I’ve written occasionally about the fact that my suburban neighborhood, like many others, has become a haven for wildlife–an occasional eagle, ubiquitous hawks and owls, wild turkeys, deer, foxes, opossum, coyotes–which have caused some of our neighbors to keep their small-animal pets indoors–and others. Of all our local fauna, the only one that scares me is the snapping turtle. We live on a pond, and every spring, big snapping turtles make their way a surprising distance from the pond to lay their eggs, and then return. We try to stay out of their way. This beauty, photographed on my driveway, was over a foot and a half long from her nose to her tail:
Snapping turtles are built like tanks and operate on similar principles. They never go around if they can go through. This one smashed the fence to our garden rather than walk around it; she was deflected here by our garage, which she couldn’t climb over and grudgingly went around. Moments later she came to a three-foot dropoff, and just kept walking. She got her bearings and plodded over the top of a sapling, crushing it beneath her, en route to the pond.

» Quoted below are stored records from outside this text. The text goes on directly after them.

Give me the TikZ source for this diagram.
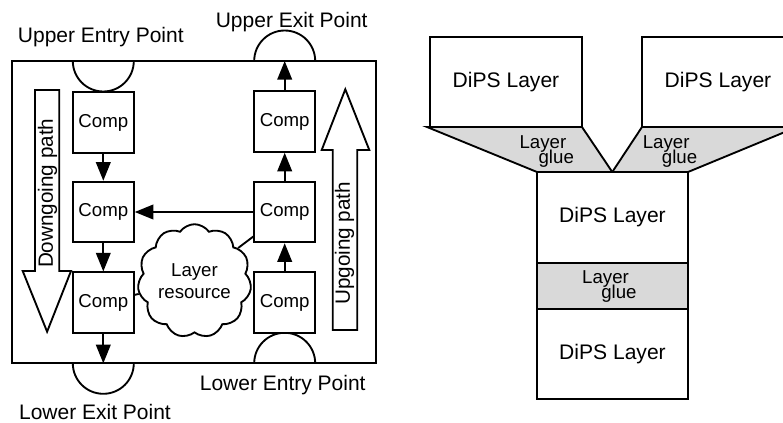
\documentclass[tikz,border=0pt]{standalone}
\usepackage{fontspec}
\setmainfont{Liberation Sans}
\usetikzlibrary{arrows.meta,shapes.symbols}
% tight two-line labels for the glue areas
\newcommand\gluefont{\fontsize{14}{11.25}\selectfont\lineskiplimit=-100pt\relax}
\begin{document}
\begin{tikzpicture}[x=0.75pt,y=-0.75pt,
  line width=1.4pt,
  comp/.style={draw,fill=white,minimum width=45.75pt,minimum height=45.5pt,inner sep=0pt,
    font=\fontsize{14}{16}\selectfont},
  arr/.style={-{Triangle[length=14pt,width=11pt]}},
  lbl/.style={font=\fontsize{15.75}{18}\selectfont,inner sep=0pt,anchor=base},
  pathtxt/.style={rotate=90,font=\fontsize{15.5}{18}\selectfont,inner sep=0pt},
  layerbox/.style={draw,fill=white,inner sep=0pt,minimum width=151*0.75pt,
    font=\fontsize{15.8}{18}\selectfont},
  gluebox/.style={draw,fill=gray!30},
  gluetxt/.style={font=\gluefont,inner sep=0pt,align=left,anchor=north west},
  ]
\useasboundingbox (0,0) rectangle (783,422);
\clip (0,0) rectangle (783,422);

% ---------- layer with its entry and exit points ----------
\draw (12.3,61) rectangle (375.7,363.3);
\coordinate (uentry) at (103.3,61);
\coordinate (uexit)  at (284.7,61);
\coordinate (lentry) at (284.7,363.3);
\coordinate (lexit)  at (103.3,363.3);
\draw (72.8,61) arc[start angle=180,end angle=0,radius=30.5];
\draw (254.2,61) arc[start angle=180,end angle=360,radius=30.5];
\draw (254.2,363.3) arc[start angle=180,end angle=360,radius=30.5];
\draw (72.8,363.3) arc[start angle=180,end angle=0,radius=30.5];

\node[lbl] (uentrylbl) at (100.8,42.7) {Upper Entry Point};
\node[lbl] (uexitlbl)  at (291.7,27.3) {Upper Exit Point};
\node[lbl] (lentrylbl) at (282.7,390)  {Lower Entry Point};
\node[lbl] (lexitlbl)  at (95,419)     {Lower Exit Point};

% components
\node[comp] (l1) at (103.3,122.5) {Comp};
\node[comp] (l2) at (103.3,212)   {Comp};
\node[comp] (l3) at (103.3,302.7) {Comp};
\node[comp] (r1) at (284.7,121.5) {Comp};
\node[comp] (r2) at (284.7,212)   {Comp};
\node[comp] (r3) at (284.7,302.7) {Comp};

\draw[arr] (l1) -- (l2);
\draw[arr] (l2) -- (l3);
\draw[arr] (l3) -- (lexit);
\draw[arr] (r3) -- (r2);
\draw[arr] (r2) -- (r1);
\draw[arr] (r1) -- (uexit);
\draw[arr] (r2) -- (l2);

% shared resource
\node[cloud,draw,fill=white,cloud puffs=11,cloud puff arc=110,
  minimum width=72.75pt,minimum height=54pt,inner sep=0pt,align=center,
  font=\fontsize{14}{16.5}\selectfont] (res) at (194.5,281) {Layer\\resource};
\draw (res) -- (r2.218);
\draw (l3.14) -- (res);

% direction arrows
\draw[fill=white] (35,90) -- (59.3,90) -- (59.3,271) -- (71,271) -- (47.1,331.7)
  -- (22.7,271) -- (35,271) -- cycle;
\node[pathtxt] (down) at (47.5,193.3) {Downgoing path};
\draw[fill=white] (332.7,330) -- (357.3,330) -- (357.3,150) -- (369.3,150)
  -- (345.3,89.3) -- (321.7,150) -- (332.7,150) -- cycle;
\node[pathtxt] (up) at (344.5,243.3) {Upgoing path};

% ---------- stacking of DiPS layers ----------
\filldraw[gluebox] (427,127) -- (582,127) -- (612.3,172) -- (537,172) -- cycle;
\filldraw[gluebox] (642,127) -- (797,127) -- (688,172) -- (612.3,172) -- cycle;

\node[layerbox,minimum width=152*0.75pt,minimum height=90*0.75pt] (d1) at (506,82) {DiPS Layer};
\node[layerbox,minimum width=152*0.75pt,minimum height=90*0.75pt] (d2) at (718,82) {DiPS Layer};
\node[layerbox,minimum height=91*0.75pt] (d3) at (612.5,217.5) {DiPS Layer};
\node[layerbox,gluebox,minimum height=46*0.75pt] (g3) at (612.5,286) {};
\node[layerbox,minimum height=90*0.75pt] (d4) at (612.5,354) {DiPS Layer};

\node[gluetxt] (g1) at (518.6,135) {Layer\\\hspace*{14.3pt}glue};
\node[gluetxt] (g2) at (641.9,135) {Layer\\\hspace*{14.3pt}glue};
\node[gluetxt] (g3t) at (581.3,269.3) {Layer\\\hspace*{14.3pt}glue};
\end{tikzpicture}
\end{document}
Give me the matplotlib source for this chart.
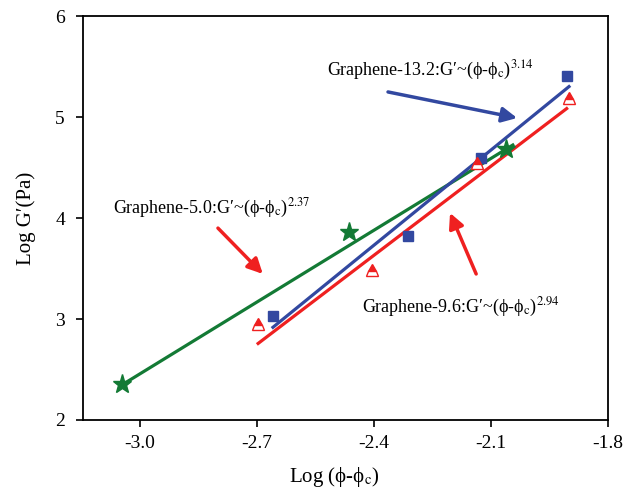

Every living thing in her path scattered. Snapping turtles aren’t very fast, but they don’t need to be; no animal of any size or description wants to go near them. Every now and then, we’ll see a mother duck swimming on the pond, followed by a line of six or eight ducklings, and the last one in line will suddenly disappear into the water, without leaving a trace: another well-fed snapper.
They’re detestable creatures, certainly, but it’s hard not to have a sneaking admiration for them. Just for a day, I’d like to have one as Senate Majority Leader.